- **Your task**
Produce an exact transcription of the listing below, omitting the pictures.

- **Recorded data**
= = = = =

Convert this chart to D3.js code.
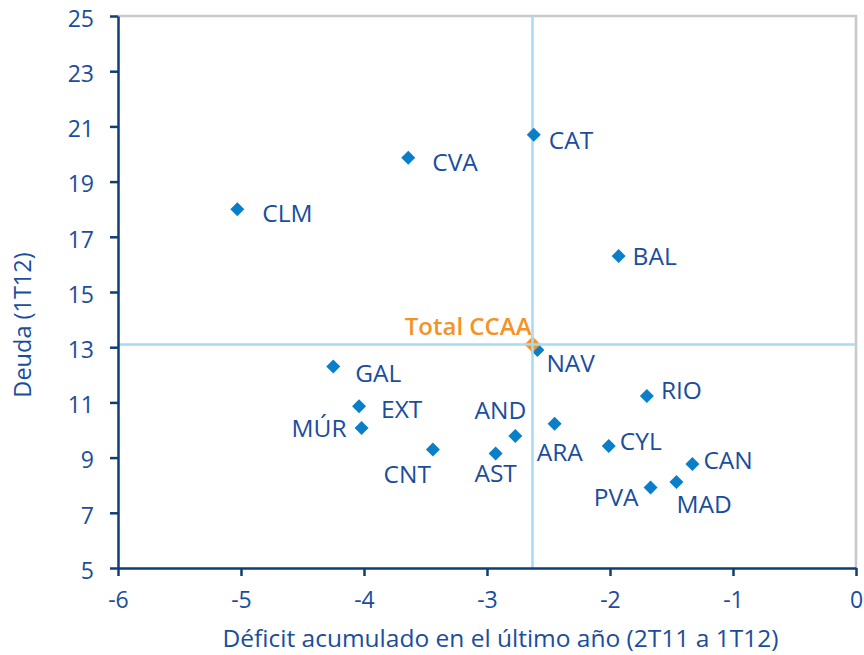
<!DOCTYPE html>
<html>
<head>
<meta charset="utf-8">
<script src="https://cdn.jsdelivr.net/npm/d3@7"></script>
<style>
  body { margin: 0; background: #fff; }
  text { font-family: "Open Sans", sans-serif; }
</style>
</head>
<body>
<div id="chart"></div>
<script>
// regions (comunidades autonomas)
var regions = ["CLM","CVA","CAT","BAL","NAV","GAL","EXT","MÚR","CNT","AST","AND","ARA","RIO","CYL","CAN","MAD","PVA"];
// deficit accumulated over last year (x)
var deficit = [-5.03,-3.64,-2.62,-1.93,-2.59,-4.25,-4.04,-4.02,-3.44,-2.93,-2.77,-2.45,-1.70,-2.01,-1.33,-1.46,-1.67];
// debt 1T12 (y)
var deuda = [18.0,19.86,20.7,16.3,12.9,12.3,10.86,10.07,9.29,9.15,9.78,10.23,11.23,9.42,8.77,8.12,7.92];
// total CCAA
var totalLabel = "Total CCAA";
var totalDeficit = -2.63;
var totalDeuda = 13.1;

var xTicks = [-6,-5,-4,-3,-2,-1,0];
var yTicks = [5,7,9,11,13,15,17,19,21,23,25];

// label placement: [dx, dy, anchor]
var labelPos = {
  "CLM": [25, 13, "start"], "CVA": [24, 13, "start"], "CAT": [15, 14, "start"],
  "BAL": [14, 9, "start"], "NAV": [9, 22, "start"], "GAL": [22, 15, "start"],
  "EXT": [22, 12, "start"], "MÚR": [-15, 9, "end"], "CNT": [-2, 33, "end"],
  "AST": [0, 29, "middle"], "AND": [11, -17, "end"], "ARA": [-18, 37, "start"],
  "RIO": [14, 3, "start"], "CYL": [11, 4, "start"], "CAN": [11, 5, "start"],
  "MAD": [0, 31, "start"], "PVA": [-12, 19, "end"]
};

var W = 864, H = 655;
var margin = {left: 118, right: 8, top: 16, bottom: 87};
var width = W - margin.left - margin.right;
var height = H - margin.top - margin.bottom;

var textBlue = "#1a4d9c";
var axisBlue = "#0d3f75";
var pointBlue = "#0a7fc9";
var crossBlue = "#a9daf3";
var orange = "#f39325";

var svg = d3.select("#chart").append("svg")
    .attr("width", W)
    .attr("height", H)
  .append("g")
    .attr("transform", "translate(" + margin.left + "," + margin.top + ")");

var x = d3.scaleLinear().domain([-6, 0]).range([0, width]);
var y = d3.scaleLinear().domain([5, 25]).range([height, 0]);

// light grey frame on top and right
svg.append("path")
    .attr("d", "M0,0H" + width + "V" + height)
    .attr("fill", "none")
    .attr("stroke", "#c8c8c8")
    .attr("stroke-width", 2.5);

// cross lines through total
svg.append("line")
    .attr("x1", x(totalDeficit)).attr("x2", x(totalDeficit))
    .attr("y1", 0).attr("y2", height)
    .attr("stroke", crossBlue).attr("stroke-width", 2.5);
svg.append("line")
    .attr("x1", 0).attr("x2", width)
    .attr("y1", y(totalDeuda)).attr("y2", y(totalDeuda))
    .attr("stroke", crossBlue).attr("stroke-width", 2.5);

// axes (hyphen minus like the original, not unicode minus)
var fmt = function(d){ return String(d); };
var xAxis = svg.append("g")
    .attr("transform", "translate(0," + height + ")")
    .call(d3.axisBottom(x).tickValues(xTicks).tickFormat(fmt).tickSize(8).tickPadding(16).tickSizeOuter(0));
var yAxis = svg.append("g")
    .call(d3.axisLeft(y).tickValues(yTicks).tickFormat(fmt).tickSize(8).tickPadding(16).tickSizeOuter(0));

[xAxis, yAxis].forEach(function(g){
  g.select(".domain").attr("stroke", axisBlue).attr("stroke-width", 2.5);
  g.selectAll(".tick line").attr("stroke", axisBlue).attr("stroke-width", 2.5);
  g.selectAll(".tick text")
    .attr("fill", textBlue)
    .style("font-size", "23px")
    .style("font-family", "Open Sans");
});
yAxis.selectAll(".tick text").attr("dy", "0.45em");

// diamond marker
function diamond(s){ return "M0," + (-s) + "L" + s + ",0L0," + s + "L" + (-s) + ",0Z"; }

var data = regions.map(function(r, i){ return {name: r, x: deficit[i], y: deuda[i]}; });

svg.selectAll(".pt")
    .data(data)
    .enter()
    .append("path")
    .attr("class", "pt")
    .attr("d", diamond(7))
    .attr("transform", function(d){ return "translate(" + x(d.x) + "," + y(d.y) + ")"; })
    .attr("fill", pointBlue);

svg.selectAll(".lbl")
    .data(data)
    .enter()
    .append("text")
    .attr("class", "lbl")
    .attr("x", function(d){ return x(d.x) + labelPos[d.name][0]; })
    .attr("y", function(d){ return y(d.y) + labelPos[d.name][1]; })
    .attr("text-anchor", function(d){ return labelPos[d.name][2]; })
    .attr("fill", textBlue)
    .style("font-size", "24.5px")
    .text(function(d){ return d.name; });

// total marker (orange diamond under cross)
svg.append("path")
    .attr("d", diamond(8))
    .attr("transform", "translate(" + x(totalDeficit) + "," + y(totalDeuda) + ")")
    .attr("fill", orange);
svg.append("line")
    .attr("x1", x(totalDeficit)).attr("x2", x(totalDeficit))
    .attr("y1", y(totalDeuda) - 9).attr("y2", y(totalDeuda) + 9)
    .attr("stroke", crossBlue).attr("stroke-width", 2.5);
svg.append("line")
    .attr("x1", x(totalDeficit) - 9).attr("x2", x(totalDeficit) + 9)
    .attr("y1", y(totalDeuda)).attr("y2", y(totalDeuda))
    .attr("stroke", crossBlue).attr("stroke-width", 2.5);
svg.append("text")
    .attr("x", x(totalDeficit) - 1)
    .attr("y", y(totalDeuda) - 9)
    .attr("text-anchor", "end")
    .attr("fill", orange)
    .style("font-size", "24px")
    .style("font-weight", "600")
    .text(totalLabel);

// axis titles
svg.append("text")
    .attr("x", (221 + 780) / 2 - margin.left)
    .attr("y", height + 79)
    .attr("text-anchor", "middle")
    .attr("fill", textBlue)
    .style("font-size", "24.5px")
    .text("Déficit acumulado en el último año (2T11 a 1T12)");
svg.append("text")
    .attr("transform", "translate(" + (31 - margin.left) + "," + (325 - margin.top) + ") rotate(-90)")
    .attr("text-anchor", "middle")
    .attr("fill", textBlue)
    .style("font-size", "23.5px")
    .text("Deuda (1T12)");
</script>
</body>
</html>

= = = = =

- **Response for this exercise**
Convert this chart to D3.js code.
<!DOCTYPE html>
<html>
<head>
<meta charset="utf-8">
<script src="https://cdn.jsdelivr.net/npm/d3@7"></script>
<style>
  body { margin: 0; background: #fff; }
  text { font-family: "Open Sans", sans-serif; }
</style>
</head>
<body>
<div id="chart"></div>
<script>
// regions (comunidades autonomas)
var regions = ["CLM","CVA","CAT","BAL","NAV","GAL","EXT","MÚR","CNT","AST","AND","ARA","RIO","CYL","CAN","MAD","PVA"];
// deficit accumulated over last year (x)
var deficit = [-5.03,-3.64,-2.62,-1.93,-2.59,-4.25,-4.04,-4.02,-3.44,-2.93,-2.77,-2.45,-1.70,-2.01,-1.33,-1.46,-1.67];
// debt 1T12 (y)
var deuda = [18.0,19.86,20.7,16.3,12.9,12.3,10.86,10.07,9.29,9.15,9.78,10.23,11.23,9.42,8.77,8.12,7.92];
// total CCAA
var totalLabel = "Total CCAA";
var totalDeficit = -2.63;
var totalDeuda = 13.1;

var xTicks = [-6,-5,-4,-3,-2,-1,0];
var yTicks = [5,7,9,11,13,15,17,19,21,23,25];

// label placement: [dx, dy, anchor]
var labelPos = {
  "CLM": [25, 13, "start"], "CVA": [24, 13, "start"], "CAT": [15, 14, "start"],
  "BAL": [14, 9, "start"], "NAV": [9, 22, "start"], "GAL": [22, 15, "start"],
  "EXT": [22, 12, "start"], "MÚR": [-15, 9, "end"], "CNT": [-2, 33, "end"],
  "AST": [0, 29, "middle"], "AND": [11, -17, "end"], "ARA": [-18, 37, "start"],
  "RIO": [14, 3, "start"], "CYL": [11, 4, "start"], "CAN": [11, 5, "start"],
  "MAD": [0, 31, "start"], "PVA": [-12, 19, "end"]
};

var W = 864, H = 655;
var margin = {left: 118, right: 8, top: 16, bottom: 87};
var width = W - margin.left - margin.right;
var height = H - margin.top - margin.bottom;

var textBlue = "#1a4d9c";
var axisBlue = "#0d3f75";
var pointBlue = "#0a7fc9";
var crossBlue = "#a9daf3";
var orange = "#f39325";

var svg = d3.select("#chart").append("svg")
    .attr("width", W)
    .attr("height", H)
  .append("g")
    .attr("transform", "translate(" + margin.left + "," + margin.top + ")");

var x = d3.scaleLinear().domain([-6, 0]).range([0, width]);
var y = d3.scaleLinear().domain([5, 25]).range([height, 0]);

// light grey frame on top and right
svg.append("path")
    .attr("d", "M0,0H" + width + "V" + height)
    .attr("fill", "none")
    .attr("stroke", "#c8c8c8")
    .attr("stroke-width", 2.5);

// cross lines through total
svg.append("line")
    .attr("x1", x(totalDeficit)).attr("x2", x(totalDeficit))
    .attr("y1", 0).attr("y2", height)
    .attr("stroke", crossBlue).attr("stroke-width", 2.5);
svg.append("line")
    .attr("x1", 0).attr("x2", width)
    .attr("y1", y(totalDeuda)).attr("y2", y(totalDeuda))
    .attr("stroke", crossBlue).attr("stroke-width", 2.5);

// axes (hyphen minus like the original, not unicode minus)
var fmt = function(d){ return String(d); };
var xAxis = svg.append("g")
    .attr("transform", "translate(0," + height + ")")
    .call(d3.axisBottom(x).tickValues(xTicks).tickFormat(fmt).tickSize(8).tickPadding(16).tickSizeOuter(0));
var yAxis = svg.append("g")
    .call(d3.axisLeft(y).tickValues(yTicks).tickFormat(fmt).tickSize(8).tickPadding(16).tickSizeOuter(0));

[xAxis, yAxis].forEach(function(g){
  g.select(".domain").attr("stroke", axisBlue).attr("stroke-width", 2.5);
  g.selectAll(".tick line").attr("stroke", axisBlue).attr("stroke-width", 2.5);
  g.selectAll(".tick text")
    .attr("fill", textBlue)
    .style("font-size", "23px")
    .style("font-family", "Open Sans");
});
yAxis.selectAll(".tick text").attr("dy", "0.45em");

// diamond marker
function diamond(s){ return "M0," + (-s) + "L" + s + ",0L0," + s + "L" + (-s) + ",0Z"; }

var data = regions.map(function(r, i){ return {name: r, x: deficit[i], y: deuda[i]}; });

svg.selectAll(".pt")
    .data(data)
    .enter()
    .append("path")
    .attr("class", "pt")
    .attr("d", diamond(7))
    .attr("transform", function(d){ return "translate(" + x(d.x) + "," + y(d.y) + ")"; })
    .attr("fill", pointBlue);

svg.selectAll(".lbl")
    .data(data)
    .enter()
    .append("text")
    .attr("class", "lbl")
    .attr("x", function(d){ return x(d.x) + labelPos[d.name][0]; })
    .attr("y", function(d){ return y(d.y) + labelPos[d.name][1]; })
    .attr("text-anchor", function(d){ return labelPos[d.name][2]; })
    .attr("fill", textBlue)
    .style("font-size", "24.5px")
    .text(function(d){ return d.name; });

// total marker (orange diamond under cross)
svg.append("path")
    .attr("d", diamond(8))
    .attr("transform", "translate(" + x(totalDeficit) + "," + y(totalDeuda) + ")")
    .attr("fill", orange);
svg.append("line")
    .attr("x1", x(totalDeficit)).attr("x2", x(totalDeficit))
    .attr("y1", y(totalDeuda) - 9).attr("y2", y(totalDeuda) + 9)
    .attr("stroke", crossBlue).attr("stroke-width", 2.5);
svg.append("line")
    .attr("x1", x(totalDeficit) - 9).attr("x2", x(totalDeficit) + 9)
    .attr("y1", y(totalDeuda)).attr("y2", y(totalDeuda))
    .attr("stroke", crossBlue).attr("stroke-width", 2.5);
svg.append("text")
    .attr("x", x(totalDeficit) - 1)
    .attr("y", y(totalDeuda) - 9)
    .attr("text-anchor", "end")
    .attr("fill", orange)
    .style("font-size", "24px")
    .style("font-weight", "600")
    .text(totalLabel);

// axis titles
svg.append("text")
    .attr("x", (221 + 780) / 2 - margin.left)
    .attr("y", height + 79)
    .attr("text-anchor", "middle")
    .attr("fill", textBlue)
    .style("font-size", "24.5px")
    .text("Déficit acumulado en el último año (2T11 a 1T12)");
svg.append("text")
    .attr("transform", "translate(" + (31 - margin.left) + "," + (325 - margin.top) + ") rotate(-90)")
    .attr("text-anchor", "middle")
    .attr("fill", textBlue)
    .style("font-size", "23.5px")
    .text("Deuda (1T12)");
</script>
</body>
</html>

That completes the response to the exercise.